## Exercise brief
Leaving out the pictures, retype the lines from the beginning of the listing through the line containing "var limitX = 27.5;".

=-=-=

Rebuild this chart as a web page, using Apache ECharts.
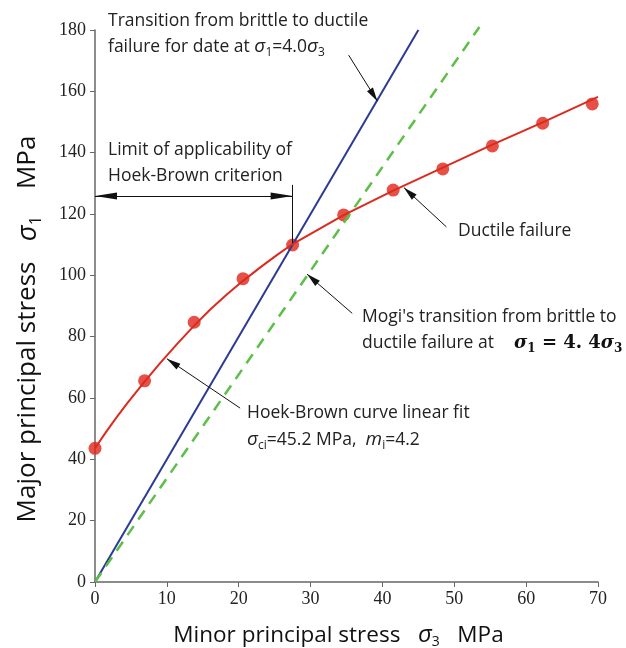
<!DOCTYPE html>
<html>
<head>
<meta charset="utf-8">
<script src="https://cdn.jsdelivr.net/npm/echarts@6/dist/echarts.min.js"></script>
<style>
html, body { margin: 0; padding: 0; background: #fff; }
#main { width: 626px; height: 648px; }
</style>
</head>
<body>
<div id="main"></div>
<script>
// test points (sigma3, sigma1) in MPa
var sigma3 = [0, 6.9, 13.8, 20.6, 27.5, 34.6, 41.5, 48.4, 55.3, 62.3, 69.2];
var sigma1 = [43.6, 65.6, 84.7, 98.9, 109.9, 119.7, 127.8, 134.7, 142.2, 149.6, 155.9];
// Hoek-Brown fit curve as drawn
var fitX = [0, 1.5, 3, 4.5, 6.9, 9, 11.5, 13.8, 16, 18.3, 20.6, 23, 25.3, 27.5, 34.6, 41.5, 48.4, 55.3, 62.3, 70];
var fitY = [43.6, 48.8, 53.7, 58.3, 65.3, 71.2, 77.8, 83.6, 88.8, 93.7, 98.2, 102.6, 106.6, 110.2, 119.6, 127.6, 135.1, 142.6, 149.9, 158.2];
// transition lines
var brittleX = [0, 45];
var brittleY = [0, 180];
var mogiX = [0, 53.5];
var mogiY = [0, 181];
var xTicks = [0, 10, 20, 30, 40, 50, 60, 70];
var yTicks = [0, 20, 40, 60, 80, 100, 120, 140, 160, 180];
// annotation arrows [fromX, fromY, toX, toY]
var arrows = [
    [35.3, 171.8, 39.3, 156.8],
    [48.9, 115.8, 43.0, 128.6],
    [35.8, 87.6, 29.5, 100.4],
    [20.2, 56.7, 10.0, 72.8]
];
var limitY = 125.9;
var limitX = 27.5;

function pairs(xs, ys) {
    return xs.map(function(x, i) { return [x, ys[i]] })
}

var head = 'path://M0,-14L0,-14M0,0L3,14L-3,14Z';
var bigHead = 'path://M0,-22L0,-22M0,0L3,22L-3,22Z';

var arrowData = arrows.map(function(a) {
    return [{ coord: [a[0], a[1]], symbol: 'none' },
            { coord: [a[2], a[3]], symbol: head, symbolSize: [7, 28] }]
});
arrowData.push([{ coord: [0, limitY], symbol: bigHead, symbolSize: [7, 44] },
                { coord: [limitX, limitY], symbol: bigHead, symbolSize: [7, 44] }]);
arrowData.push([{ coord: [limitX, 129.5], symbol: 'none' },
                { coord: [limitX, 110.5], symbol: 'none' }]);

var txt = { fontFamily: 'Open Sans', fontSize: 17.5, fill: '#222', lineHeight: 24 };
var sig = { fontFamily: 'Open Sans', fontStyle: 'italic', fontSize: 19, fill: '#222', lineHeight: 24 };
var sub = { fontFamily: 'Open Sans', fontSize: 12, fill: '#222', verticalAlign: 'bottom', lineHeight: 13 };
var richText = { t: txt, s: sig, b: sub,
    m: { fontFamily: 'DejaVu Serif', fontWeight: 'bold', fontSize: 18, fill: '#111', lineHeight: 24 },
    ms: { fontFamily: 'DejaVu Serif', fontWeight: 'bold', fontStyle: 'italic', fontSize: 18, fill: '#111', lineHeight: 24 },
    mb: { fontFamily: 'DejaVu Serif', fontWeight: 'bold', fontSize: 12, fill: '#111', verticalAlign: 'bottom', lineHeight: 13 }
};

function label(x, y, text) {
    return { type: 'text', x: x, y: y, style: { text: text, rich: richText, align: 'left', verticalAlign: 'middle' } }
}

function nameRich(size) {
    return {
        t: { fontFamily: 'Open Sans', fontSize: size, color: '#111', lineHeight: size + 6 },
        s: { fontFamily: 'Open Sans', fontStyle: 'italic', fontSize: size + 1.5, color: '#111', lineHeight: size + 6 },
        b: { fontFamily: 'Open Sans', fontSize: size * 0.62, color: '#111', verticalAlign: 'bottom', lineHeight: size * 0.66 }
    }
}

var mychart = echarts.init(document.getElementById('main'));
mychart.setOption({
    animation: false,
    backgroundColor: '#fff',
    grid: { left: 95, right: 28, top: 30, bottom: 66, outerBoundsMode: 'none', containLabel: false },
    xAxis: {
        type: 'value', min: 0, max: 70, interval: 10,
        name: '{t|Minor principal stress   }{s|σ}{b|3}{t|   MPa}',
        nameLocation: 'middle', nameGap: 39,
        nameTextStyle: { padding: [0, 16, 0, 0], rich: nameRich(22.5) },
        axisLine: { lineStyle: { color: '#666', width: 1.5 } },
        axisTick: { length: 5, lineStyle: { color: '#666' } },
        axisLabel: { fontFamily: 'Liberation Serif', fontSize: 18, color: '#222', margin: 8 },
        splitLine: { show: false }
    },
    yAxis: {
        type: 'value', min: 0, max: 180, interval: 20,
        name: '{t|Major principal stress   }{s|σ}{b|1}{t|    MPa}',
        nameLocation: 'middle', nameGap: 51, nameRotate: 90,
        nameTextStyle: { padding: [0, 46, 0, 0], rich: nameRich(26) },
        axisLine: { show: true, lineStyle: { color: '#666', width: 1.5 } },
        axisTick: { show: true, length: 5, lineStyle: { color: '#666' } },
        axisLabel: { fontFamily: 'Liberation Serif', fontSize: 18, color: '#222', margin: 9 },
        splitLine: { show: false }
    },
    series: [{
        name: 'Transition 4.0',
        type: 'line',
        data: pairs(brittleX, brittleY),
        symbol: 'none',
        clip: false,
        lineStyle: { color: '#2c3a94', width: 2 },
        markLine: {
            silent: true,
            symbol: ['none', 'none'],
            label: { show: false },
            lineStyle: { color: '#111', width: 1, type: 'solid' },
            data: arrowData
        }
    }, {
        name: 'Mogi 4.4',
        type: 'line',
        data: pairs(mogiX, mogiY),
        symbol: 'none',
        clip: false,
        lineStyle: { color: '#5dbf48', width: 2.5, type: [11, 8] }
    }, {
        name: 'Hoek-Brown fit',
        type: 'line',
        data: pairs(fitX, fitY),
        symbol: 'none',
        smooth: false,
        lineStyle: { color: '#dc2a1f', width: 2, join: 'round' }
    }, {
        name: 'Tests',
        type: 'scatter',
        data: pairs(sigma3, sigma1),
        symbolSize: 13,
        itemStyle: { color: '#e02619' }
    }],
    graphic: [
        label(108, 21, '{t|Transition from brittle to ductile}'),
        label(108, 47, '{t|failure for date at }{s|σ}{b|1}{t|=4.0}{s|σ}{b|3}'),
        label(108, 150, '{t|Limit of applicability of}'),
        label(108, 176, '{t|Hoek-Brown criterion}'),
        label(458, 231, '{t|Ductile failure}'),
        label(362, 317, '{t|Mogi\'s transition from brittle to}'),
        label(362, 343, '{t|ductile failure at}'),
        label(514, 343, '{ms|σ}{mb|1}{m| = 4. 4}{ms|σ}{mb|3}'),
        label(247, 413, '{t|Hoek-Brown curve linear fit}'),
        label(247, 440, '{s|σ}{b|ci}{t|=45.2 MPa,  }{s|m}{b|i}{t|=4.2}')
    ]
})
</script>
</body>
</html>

=-=-=

## Reply to the task
Rebuild this chart as a web page, using Apache ECharts.
<!DOCTYPE html>
<html>
<head>
<meta charset="utf-8">
<script src="https://cdn.jsdelivr.net/npm/echarts@6/dist/echarts.min.js"></script>
<style>
html, body { margin: 0; padding: 0; background: #fff; }
#main { width: 626px; height: 648px; }
</style>
</head>
<body>
<div id="main"></div>
<script>
// test points (sigma3, sigma1) in MPa
var sigma3 = [0, 6.9, 13.8, 20.6, 27.5, 34.6, 41.5, 48.4, 55.3, 62.3, 69.2];
var sigma1 = [43.6, 65.6, 84.7, 98.9, 109.9, 119.7, 127.8, 134.7, 142.2, 149.6, 155.9];
// Hoek-Brown fit curve as drawn
var fitX = [0, 1.5, 3, 4.5, 6.9, 9, 11.5, 13.8, 16, 18.3, 20.6, 23, 25.3, 27.5, 34.6, 41.5, 48.4, 55.3, 62.3, 70];
var fitY = [43.6, 48.8, 53.7, 58.3, 65.3, 71.2, 77.8, 83.6, 88.8, 93.7, 98.2, 102.6, 106.6, 110.2, 119.6, 127.6, 135.1, 142.6, 149.9, 158.2];
// transition lines
var brittleX = [0, 45];
var brittleY = [0, 180];
var mogiX = [0, 53.5];
var mogiY = [0, 181];
var xTicks = [0, 10, 20, 30, 40, 50, 60, 70];
var yTicks = [0, 20, 40, 60, 80, 100, 120, 140, 160, 180];
// annotation arrows [fromX, fromY, toX, toY]
var arrows = [
    [35.3, 171.8, 39.3, 156.8],
    [48.9, 115.8, 43.0, 128.6],
    [35.8, 87.6, 29.5, 100.4],
    [20.2, 56.7, 10.0, 72.8]
];
var limitY = 125.9;
var limitX = 27.5;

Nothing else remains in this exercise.